PV: Decode table view
The decode table view isn't going to be very usable at the moment because it lacks metadata that libsigrokdecode should provide. We should discuss what the decode table view should offer in terms of functionality and what's needed in libsigrokdecode to make it happen.
[2017-12-29]
Uwe and Soeren discussed use cases and the resulting requirements on the libsigrokdecode side:
- Simple key/value (key=annotation class, e.g. CRC) pairs are useful but insufficient
- PDs that output analog data must provide metadata for creation of libsigrok analog packets (e.g. unit)
- PDs should be able to define a "desired output format" for each annotation class - e.g. ASCII for integer annotations
- PDs could provide hierarchy information by referencing annotations by ID; this is a good way to deal with annotations which are generated as part of a packet but have a more global meaning and shouldn't be grouped with the packet itself
- PV should allow to jump to the prev/next selected annotation class
- PV should allow to configure all annotation classes: on/off, display format type (dec/hex/ASCII), etc.
- For now, we'll proceed without hierarchies
PV: Scope UI
PV is getting closer and closer to being usable for analog scopes. We should discuss ideas how a UI could look like that allows for full remote-control operation. There are good and bad UI examples to draw ideas from.
PV: Create "wishlist" wiki page
Users don't know what features are planned and when. Soeren has his own (non-public) to-do list and there are some items in the bugzilla. This should be unified so that users can see what's planned and what's not on our radar yet.
[2017-12-30]
Soeren will do the following:
- Remove "Roadmap" from the front page
- Move the items on "Roadmap" to "Todo" and turn "Roadmap" into a redirect to "Todo"
- Clean up the "Todo" page and link to the other locations where todo items are listed (e.g. decoder page, driver page and such)
- Tag all "wishlist" items in bugzilla with a proper flag
- List to a search query in bugzilla that lists all wishlist items
The sigrok workbench
[2017-12-30]
Further discussion of the whole sigrok stack brought up some points that showed us that in the end, we'll have the sigrok workbench.
- PV's UI is created on-the-fly using hard-coded C++ Qt API calls, making the UI inflexible and rigid
- Thus, PV UI elements are too tightly coupled to PV internals to be reusable easily and breaking them out into libsigrokgui makes little sense
- Instead, the widgets that go into libsigrokgui will be QML-based for great reusability, flexibility and complete Qt integration (also, we immediately get OpenGL support for free)

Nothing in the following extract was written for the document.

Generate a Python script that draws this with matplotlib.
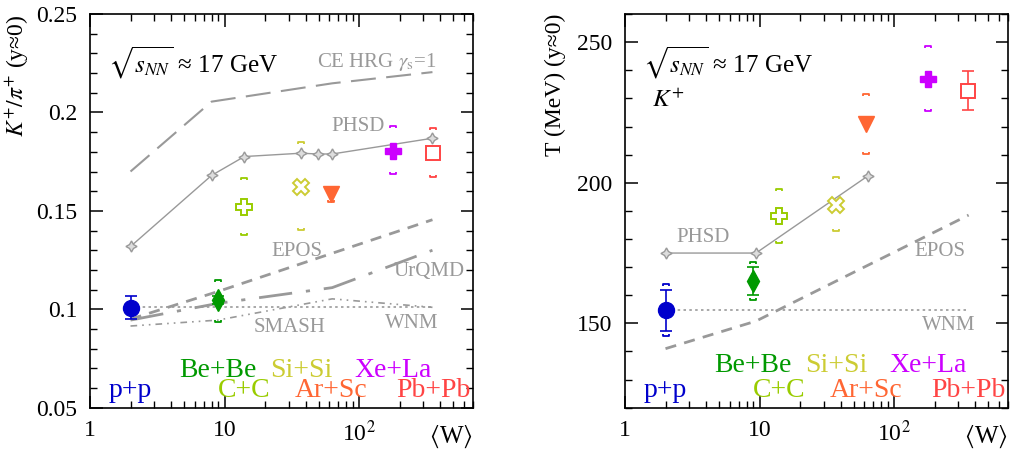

- This will allow the creation of a universal GUI client called the sigrok workbench
- UIs will be dynamically creatable and configurable and saved/loaded from UI preset files
- PV will be just a UI preset
- This approach allows specifying UI presets on the command line, virtually turning the workbench into a custom sigrok client
- To make this possible, UI elements need to be able to connect to libsigrokflow blocks via UI ports
- This means that UI ports may be difficult to implement if we want to support UI libraries other than Qt (e.g. Gtk+, Wx) but it's the only way forward; if there is no other way, we will limit the UI toolset to Qt
- In the long run, sigrok will support the current API for existing clients while the flow API will slowly become the standard
- For PV this means that it will be supported but once we have reached feature parity with the workbench, it will become a legacy client and will no longer see further development
As a first step, Soeren will check out QML in detail and use the libsigrokflow prototype UI as a test bed. Afterwards, he'll start implementing QML UI widgets in libsigrokgui that may or may not be integrated into PV.